Il fait la synthèse des messages de « Nope » sous la forme d’un spectacle visuellement grandiose, combinant grandes chevauchées de western avec attaques d’OVNI. Un final surréaliste auquel nul n’aurait jamais pu s’attendre, une originalité comme on en voit peu.
Avec son dernier bébé, Jordan Peele redonne ses lettres de noblesse au grand cinéma de science-fiction tout en poursuivant son exploration de l’horreur sociétale. Un film monstrueux et symbolique auquel on préfère amplement dire Ouaip plutôt que Nope à un second visionnage, histoire d’en extirper pleinement toute la saveur cachée.
« Nope »
Réalisation : Jordan Peele
Durée : 2 h 10
Pays : USA
Note : 4.5 / 5
3 questions à … Mourad Allaf,
Coresponsable de la programmation du Cinéma Palace, à Bévilard
Le cinéma d’horreur attire-t-il encore toujours du monde en salle ?
Cela a toujours bien fonctionné, surtout auprès des jeunes.
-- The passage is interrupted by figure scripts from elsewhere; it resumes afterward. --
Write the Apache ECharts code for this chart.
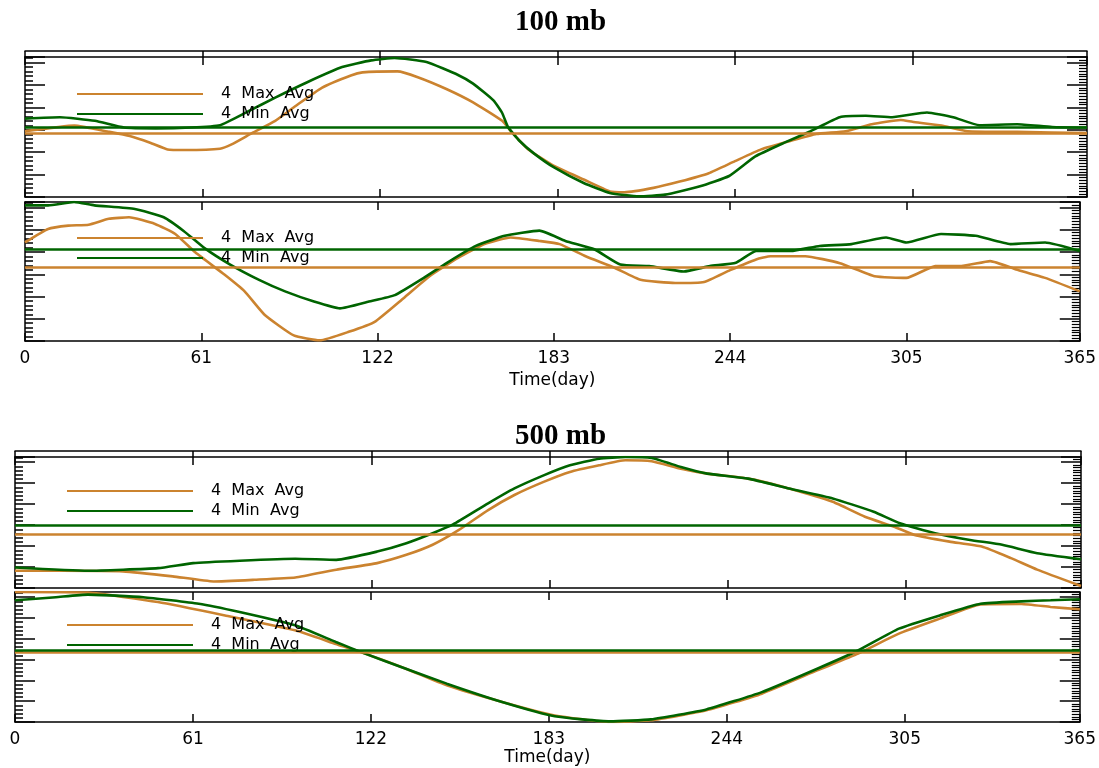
<!DOCTYPE html>
<html>
<head>
<meta charset="utf-8">
<script src="https://cdn.jsdelivr.net/npm/echarts@6/dist/echarts.min.js"></script>
<style>
  body { margin: 0; background: #fff; }
  #chart { width: 1099px; height: 768px; }
</style>
</head>
<body>
<div id="chart"></div>
<script>
// day ticks shared by every panel
const xTicks = [0, 61, 122, 183, 244, 305, 365];
const titles = ['100 mb', '500 mb'];
const seriesNames = ['4 Max Avg', '4 Min Avg'];

// 100 mb, upper panel
const p1MaxDays = [0,17,29,36,43,49,55,67,71,78,86,93,102,112,116,128,135,145,154,164,167,173,182,192,201,206,216,225,235,244,253,263,272,282,291,301,305,315,324,341,365];
const p1MaxVals = [47,51,46.5,43.6,38.8,34,33.6,34.5,37.6,45.6,54.4,65,78,86.8,89,89.7,85.6,77,67.6,54.4,47,34,22,12.5,4,3.4,6.5,11,17,25.6,34,40,45,47,52,55,53.7,51,47,46.5,45.6];
const p1MinDays = [0,12,24,34,45,57,67,76,86,97,109,119,127,138,149,154,161,164,166,170,175,182,192,201,211,220,232,242,251,261,270,280,289,298,310,319,328,341,353,365];
const p1MinVals = [56,57,54.4,49.6,49,49.6,51.3,60.4,71,82,92.8,97.6,99.3,96.4,87,81,69,60,50,40,31,20.9,10,2.9,0.5,1.7,7.7,15,29,38.8,47,57,58,57,60.4,57,51.3,52,50,49.6];

// 100 mb, lower panel
const p2MaxDays = [0,8,15,22,29,36,45,52,59,69,76,83,93,102,112,121,131,140,150,159,168,178,185,194,204,213,225,235,244,253,258,270,282,294,305,315,324,334,343,353,365];
const p2MaxVals = [70.9,80.6,83,83.7,87.9,89,84.2,77,63.6,47.8,35.7,18.7,4,0.5,6.6,13.8,30.8,46.6,60,69.7,74.5,72,69.7,61,52.7,44,41.7,42.5,51,58.7,61,61,56,46.6,45.4,53.9,53.9,57.5,51.5,45.4,35.7];
const p2MinDays = [0,8,17,24,38,48,55,62,71,81,90,100,109,119,128,138,147,156,166,178,187,197,206,216,228,237,246,253,265,275,286,298,305,317,329,341,353,365];
const p2MinVals = [97.6,97.6,100,97.6,95,89,79,67,55,44,35.7,28.4,23.5,28.4,33,45.4,57.5,68.4,75.7,79.4,72,66,55,53.9,50,53.9,56.3,64.8,64.8,68.4,69.7,74.5,70.9,77,75.7,69.7,70.9,64.8];

// 500 mb, upper panel
const p3MaxDays = [0,16,37,54,68,82,96,110,124,134,143,152,162,171,181,190,200,209,218,228,237,251,265,280,291,301,308,320,331,341,350,365];
const p3MaxVals = [13.2,13.2,12.7,8.9,5,6.3,8,14,19,25.3,33,44.3,59.5,71,81,88.6,93.7,97.5,96.7,91,87.3,83.5,76,65.8,54.4,46.8,40.5,35.4,31.6,22.8,14,1.5];
const p3MinDays = [0,25,49,61,77,96,110,124,134,143,150,162,171,181,190,200,209,218,228,237,251,265,280,294,303,315,327,338,350,365];
const p3MinVals = [15.7,13.2,15.2,19,20.8,22.3,21.5,27.8,34.2,41.8,48.5,64.6,76,86,93.7,98.7,100,99.2,92.4,87.3,83.5,76,68.4,58.2,49.4,41.8,36.7,33,26.6,22];

// 500 mb, lower panel
const p4MaxDays = [0,25,49,72,96,110,120,134,148,167,185,204,218,237,256,275,289,303,317,331,345,355,365];
const p4MaxVals = [100,99.5,92.3,82,70.5,60,52.6,41,28.2,15.4,5,0,1.3,9,21.8,39.7,52.6,68,79.5,90.5,90.8,88.5,86.7];
const p4MinDays = [0,14,25,44,63,77,96,110,120,134,148,167,185,204,218,237,256,275,289,303,317,331,345,355,365];
const p4MinVals = [93.6,96,98,96,91,84.6,74.4,61.5,52.6,41,29.5,15.4,4.4,0.5,2,9.7,23,41,55,71.8,82,91,92.8,93.6,94.4];

// flat average lines
const maxMeans = [45.6, 52.7, 41, 53.8];
const minMeans = [50.1, 66, 48, 54.9];

const pts = (d, v) => d.map((x, k) => [x, v[k]]);
const panelData = [
  [pts(p1MaxDays, p1MaxVals), pts(p1MinDays, p1MinVals)],
  [pts(p2MaxDays, p2MaxVals), pts(p2MinDays, p2MinVals)],
  [pts(p3MaxDays, p3MaxVals), pts(p3MinDays, p3MinVals)],
  [pts(p4MaxDays, p4MaxVals), pts(p4MinDays, p4MinVals)]
];

const ORANGE = '#CB832F';
const GREEN = '#006400';
const colors = [ORANGE, GREEN];
const FONT = 'DejaVu Sans';

const grids = [
  { left: 25, top: 57, right: 12, height: 140 },
  { left: 25, top: 202, right: 12, height: 139 },
  { left: 15, top: 457, right: 18, height: 131 },
  { left: 15, top: 592, right: 18, height: 130 }
];
const legendPos = [[77, 85], [77, 229], [67, 482], [67, 616]];

const axisLine = { show: true, onZero: false, lineStyle: { color: '#000', width: 1.5 } };
const tickStyle = { color: '#000', width: 1.5 };

const xAxes = [];
const yAxes = [];
grids.forEach((g, i) => {
  const labelled = i % 2 === 1;
  xAxes.push({
    type: 'value', gridIndex: i, min: 0, max: 365, position: 'bottom',
    axisLine,
    axisTick: { inside: true, length: 8, customValues: xTicks, lineStyle: tickStyle },
    axisLabel: labelled
      ? { show: true, customValues: xTicks, margin: 9, color: '#000', fontFamily: FONT, fontSize: 17 }
      : { show: false },
    splitLine: { show: false },
    name: labelled ? 'Time(day)' : '',
    nameLocation: 'middle',
    nameGap: i === 1 ? 31 : 26,
    nameTextStyle: { color: '#000', fontFamily: FONT, fontSize: 17 }
  });
  xAxes.push({
    type: 'value', gridIndex: i, min: 0, max: 365, position: 'top',
    axisLine,
    axisTick: { inside: true, length: 8, customValues: xTicks, lineStyle: tickStyle },
    axisLabel: { show: false },
    splitLine: { show: false }
  });
  yAxes.push({
    type: 'value', gridIndex: i, min: 0, max: 100, interval: 16, position: 'left',
    axisLine,
    axisTick: { inside: true, length: 20, lineStyle: tickStyle },
    minorTick: { show: true, splitNumber: 5, length: 8, lineStyle: tickStyle },
    axisLabel: { show: false },
    splitLine: { show: false }
  });
  yAxes.push({
    type: 'value', gridIndex: i, min: 0, max: 100, interval: 16, position: 'right',
    axisLine,
    axisTick: { inside: true, length: 20, lineStyle: tickStyle },
    minorTick: { show: true, splitNumber: 8, length: 8, lineStyle: { color: '#000', width: 1.2 } },
    axisLabel: { show: false },
    splitLine: { show: false }
  });
});
// outer frame line above each figure
[0, 2].forEach(i => {
  xAxes.push({
    type: 'value', gridIndex: i, min: 0, max: 365, position: 'top', offset: 6,
    axisLine,
    axisTick: { inside: true, length: 9, customValues: xTicks, lineStyle: tickStyle },
    axisLabel: { show: false },
    splitLine: { show: false }
  });
});

const series = [];
panelData.forEach((pair, i) => {
  pair.forEach((data, j) => {
    series.push({
      name: seriesNames[j],
      type: 'line',
      xAxisIndex: 2 * i,
      yAxisIndex: 2 * i,
      data,
      showSymbol: false,
      smooth: 0.15,
      color: colors[j],
      lineStyle: { width: 2.6, color: colors[j] },
      z: 2 + j,
      markLine: {
        silent: true,
        symbol: ['none', 'none'],
        label: { show: false },
        lineStyle: { type: 'solid', width: 2.6, color: colors[j] },
        data: [{ yAxis: j === 0 ? maxMeans[i] : minMeans[i] }]
      }
    });
  });
});

const chart = echarts.init(document.getElementById('chart'));
chart.setOption({
  animation: false,
  backgroundColor: '#fff',
  title: titles.map((t, k) => ({
    text: t,
    left: 515,
    top: k === 0 ? 8 : 422,
    padding: 0,
    textStyle: { fontFamily: 'Liberation Serif', fontWeight: 'bold', fontSize: 29, color: '#000' }
  })),
  legend: legendPos.map(p => ({
    data: seriesNames,
    orient: 'vertical',
    left: p[0],
    top: p[1],
    padding: 0,
    icon: 'rect',
    itemWidth: 126,
    itemHeight: 2,
    itemGap: 2,
    selectedMode: false,
    formatter: name => name.replace(/ /g, '  '),
    textStyle: { color: '#000', fontFamily: FONT, fontSize: 16, lineHeight: 18, padding: [0, 0, 0, 13] }
  })),
  grid: grids,
  xAxis: xAxes,
  yAxis: yAxes,
  series
});
</script>
</body>
</html>
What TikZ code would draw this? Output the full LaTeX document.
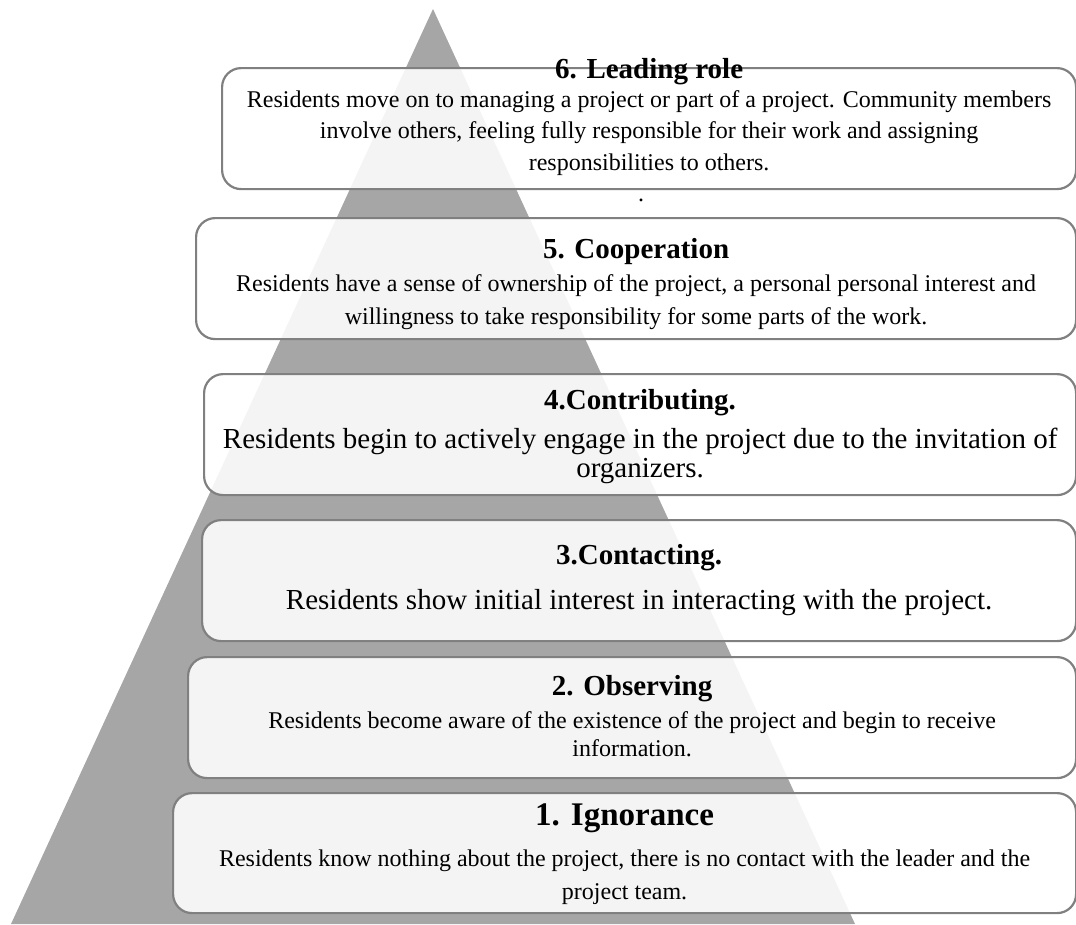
\documentclass[tikz,border=0pt]{standalone}
\usepackage{fontspec}
\setmainfont{Liberation Serif}
\usetikzlibrary{positioning}
\definecolor{pyramidgray}{HTML}{A6A6A6}
\definecolor{boxgray}{HTML}{808080}
\tikzstyle{stage box}=[
        draw = boxgray,
        line width = 2.2pt,
        rounded corners = 19pt,
        fill = white,
        fill opacity = 0.88,
        anchor = north west,
        inner sep = 0pt
    ]
\tikzstyle{stage title}=[
    font = \bfseries\fontsize{29}{32}\selectfont,
    anchor = base,
    inner sep = 0pt
]
\tikzstyle{stage text}=[
    font = \fontsize{24}{32}\selectfont,
    align = center,
    inner sep = 0pt
]

\begin{document}
\begin{tikzpicture}[x=1pt, y=-1pt, node distance=0pt]
        \useasboundingbox (0,0) rectangle (1076,924);
        \fill[pyramidgray] (11,924) -- (433,9) -- (855,924) -- cycle;

        \node[stage box, minimum width=854pt, minimum height=121pt] (b6) at (221,67) {};
        \node[stage box, minimum width=880pt, minimum height=121pt] (b5) at (195,217) {};
        \node[stage box, minimum width=872pt, minimum height=121pt] (b4) at (203,373) {};
        \node[stage box, minimum width=874pt, minimum height=121pt] (b3) at (201,519) {};
        \node[stage box, minimum width=888pt, minimum height=121pt] (b2) at (187,656) {};
        \node[stage box, minimum width=903pt, minimum height=120pt] (b1) at (172,792) {};

        \node[stage title] (t6) at ([yshift=-11pt]b6.north) {6. Leading role};
        \node[stage text, font=\fontsize{24}{31.5}\selectfont, below=23pt of b6.north] (d6) {Residents move on to managing a project or part of a project. Community members\\ involve others, feeling fully responsible for their work and assigning\\ responsibilities to others.};
        \node[stage text, below=9pt of b6.south, xshift=-8pt] (p6) {.};

        \node[stage title] (t5) at ([yshift=-41pt]b5.north) {5. Cooperation};
        \node[stage text, font=\fontsize{24}{33}\selectfont, below=57pt of b5.north] (d5) {Residents have a sense of ownership of the project, a personal personal interest and\\ willingness to take responsibility for some parts of the work.};

        \node[stage title] (t4) at ([yshift=-36pt]b4.north) {4.Contributing.};
        \node[stage text, font=\fontsize{29}{29}\selectfont, below=55pt of b4.north] (d4) {Residents begin to actively engage in the project due to the invitation of\\ organizers.};

        \node[stage title] (t3) at ([yshift=-45pt]b3.north) {3.Contacting.};
        \node[stage text, font=\fontsize{29}{29}\selectfont, below=70pt of b3.north] (d3) {Residents show initial interest in interacting with the project.};

        \node[stage title] (t2) at ([yshift=-39pt]b2.north) {2. Observing};
        \node[stage text, font=\fontsize{24}{28}\selectfont, below=55pt of b2.north] (d2) {Residents become aware of the existence of the project and begin to receive\\ information.};

        \node[stage title, font=\bfseries\fontsize{33}{36}\selectfont] (t1) at ([yshift=-33pt]b1.north) {1. Ignorance};
        \node[stage text, font=\fontsize{24}{33}\selectfont, below=58pt of b1.north] (d1) {Residents know nothing about the project, there is no contact with the leader and the\\ project team.};

    \end{tikzpicture}
\end{document}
On a aussi remarqué que durant les périodes d’Halloween, lorsque nous faisons des projections dans la thématique, il y a des gens de tout âge qui viennent pour voir ces films.
Mais « Nope » fait partie d’une tendance actuelle de films d’horreur « intelligents ». Quel est le répondant du public face à ces œuvres ?
Difficile à dire. Ce sont généralement des films « hommage ». Ils se nourrissent de long-métrages du passé et en font un discours un peu plus intellectuel. J’ignore si les spectateurs lambda le remarquent, en revanche un cinéphile saura reconnaître les clins d’œil.
Remanier des genres comme l’horreur serait une bonne chose pour apporter de l’originalité au cinéma actuel ?
C’est un grand débat dans le domaine cinématographique car on ne peut pas faire un film sans réfléchir à ce qui l’a précédé. On va de toute façon s’en inspirer. J’imagine que c’est pareil pour les autres arts. Au bout d’un moment, on tourne toujours autour des mêmes choses et les films finissent forcément par se ressembler. Mais à titre d’exemple, je ne suis pas sûr que les grands artistes de la Renaissance aient été plus originaux que ceux de l’Antiquité.